Second Deputy Leader of the Christian Democratic Party
- In office 27 April 2019 – 8 February 2022
- Leader: Kjell Ingolf Ropstad Olaug Bollestad
- Preceded by: Kjell Ingolf Ropstad
- Succeeded by: Ida Lindtveit Røse

State Secretary for the Ministry of Transport and Communications
- In office 24 January 2020 – 14 October 2021
- Prime Minister: Erna Solberg
- Minister: Knut Arild Hareide

Nordland County Commissioner for Trade and Planning
- In office 15 September 2017 – 24 January 2020
- Cabinet Chair: Tomas Norvoll
- Preceded by: Mona Fagerås
- Succeeded by: Linda Hélen Haukland

Nordland County Commissioner for Culture, Environment and Public Health
- In office 29 April 2015 – 15 September 2017
- Cabinet Chair: Tomas Norvoll
- Preceded by: Beate Bø Nilsen
- Succeeded by: Aase Refsnes

Personal details
- Born: 21 March 1976 (age 50)
- Party: Christian Democratic
- Children: 3
- Alma mater: Bodø University College University of Western Australia

= Ingelin Noresjø =

Norwegian politician

Ingelin Noresjø (born 21 March 1976) is a Norwegian politician for the Christian Democratic Party. She served as a Nordland County Commissioner between 2015 and 2020 and second deputy leader of her party between 2019 and 2022.

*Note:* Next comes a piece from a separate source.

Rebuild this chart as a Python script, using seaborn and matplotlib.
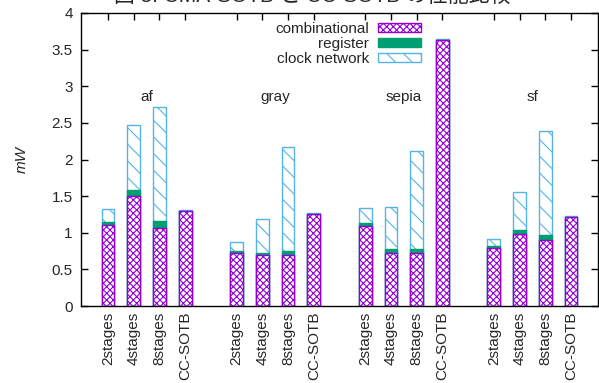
import numpy as np
import pandas as pd
import matplotlib
matplotlib.use("Agg")
import matplotlib.pyplot as plt
import seaborn as sns
from matplotlib.patches import Patch

# ---------------- data ----------------
groups = ["af", "gray", "sepia", "sf"]
configs = ["2stages", "4stages", "8stages", "CC-SOTB"]

combinational = [
    [1.10, 1.50, 1.07, 1.30],   # af
    [0.73, 0.70, 0.69, 1.26],   # gray
    [1.09, 0.73, 0.72, 3.63],   # sepia
    [0.79, 0.98, 0.905, 1.22],  # sf
]
register = [
    [0.04, 0.08, 0.09, 0.0],
    [0.025, 0.03, 0.055, 0.0],
    [0.045, 0.045, 0.055, 0.0],
    [0.025, 0.055, 0.06, 0.0],
]
clock_network = [
    [0.18, 0.89, 1.56, 0.01],
    [0.12, 0.455, 1.425, 0.01],
    [0.205, 0.575, 1.34, 0.015],
    [0.10, 0.515, 1.42, 0.01],
]
series_labels = ["combinational", "register", "clock network"]
yticks = [0, 0.5, 1, 1.5, 2, 2.5, 3, 3.5, 4]
ytick_labels = ["0", "0.5", "1", "1.5", "2", "2.5", "3", "3.5", "4"]
title_text = "図 5: CMA-SOTB と CC-SOTB の性能比較"

# ---------------- table ----------------
rows = []
for gi, g in enumerate(groups):
    for ci, c in enumerate(configs):
        rows.append(dict(pos=gi * 5 + ci, group=g, config=c,
                         comb=combinational[gi][ci],
                         reg=register[gi][ci],
                         clock=clock_network[gi][ci]))
df = pd.DataFrame(rows)
df["reg_top"] = df["comb"] + df["reg"]
df["total"] = df["reg_top"] + df["clock"]

PURPLE = "#9400d3"
GREEN = "#009e73"
BLUE = "#56b4e9"

sns.set_style("ticks")
plt.rcParams["font.family"] = ["Liberation Sans", "Noto Sans CJK JP"]
plt.rcParams["hatch.linewidth"] = 0.8
FS = 11

fig = plt.figure(figsize=(5.99, 3.83), dpi=100)
ax = fig.add_axes([81 / 599, 1 - 306 / 383, 517 / 599, 293 / 383])

common = dict(x="pos", native_scale=True, width=0.5, errorbar=None,
              saturation=1, linewidth=1, ax=ax)
sns.barplot(data=df, y="total", color="white", edgecolor=BLUE, hatch="\\\\", **common)
sns.barplot(data=df, y="reg_top", color=GREEN, edgecolor=GREEN, **common)
sns.barplot(data=df, y="comb", color="white", edgecolor=PURPLE, hatch="xxxxx", **common)

ax.set_xlim(-1.05, 19.05)
ax.set_ylim(0, 4)
ax.set_yticks(yticks)
ax.set_yticklabels(ytick_labels, fontsize=FS)
ax.set_xticks(df["pos"])
ax.set_xticklabels(df["config"], rotation=90, ha="center", va="top", fontsize=FS)
ax.tick_params(direction="in", top=True, right=True, length=5, width=1, color="black")
ax.tick_params(axis="x", pad=4)
ax.tick_params(axis="y", pad=6)
ax.set_xlabel("")
ax.set_ylabel("mW", fontsize=FS, style="italic")
ax.yaxis.set_label_coords(-0.102, 0.5)
for s in ax.spines.values():
    s.set_visible(True)
    s.set_color("black")
    s.set_linewidth(1)

for gi, g in enumerate(groups):
    ax.text(gi * 5 + 1.5, 2.86, g, ha="center", va="center", fontsize=FS)

handles = [
    Patch(facecolor="white", edgecolor=PURPLE, hatch="xxxxx", linewidth=1),
    Patch(facecolor=GREEN, edgecolor=GREEN, linewidth=1),
    Patch(facecolor="white", edgecolor=BLUE, hatch="\\\\", linewidth=1),
]
ax.legend(handles, series_labels, loc="upper right",
          bbox_to_anchor=((421 - 81) / 517, (306 - 22) / 293),
          frameon=False, markerfirst=False, borderpad=0, borderaxespad=0,
          handlelength=2.8, handleheight=0.55, handletextpad=0.6,
          labelspacing=0.05, fontsize=FS)

fig.text(312 / 599, 1 - 2 / 383, title_text, ha="center", va="baseline", fontsize=15)

fig.savefig("out.png", dpi=100)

==Early life and education==
She hails from Fauske Municipality and took her education at Bodø University College and the University of Western Australia.

==Political career==
In 2011, she entered politics, being elected member of the municipal council of Fauske Municipality and Nordland county council. She progressed into the county government of Nordland where she served as a County Commissioner from 2015 to 2020. First, she served as County Commissioner for Culture, Environment and Public Health from April 2015 until 2017 and then for Trade and Planning until 2020.

She was then a State Secretary in the Ministry of Transport from 2020 to 2021, serving in Solberg's Cabinet.

In her party, Noresjø worked as county secretary from 2005 to 2011 and served as second deputy leader of the nationwide party from 2019. She resigned in February 2022 in order to become project leader for a green land transport program.

==Personal life==
Noresjø is married to her husband Torbjørn, with whom she has three children.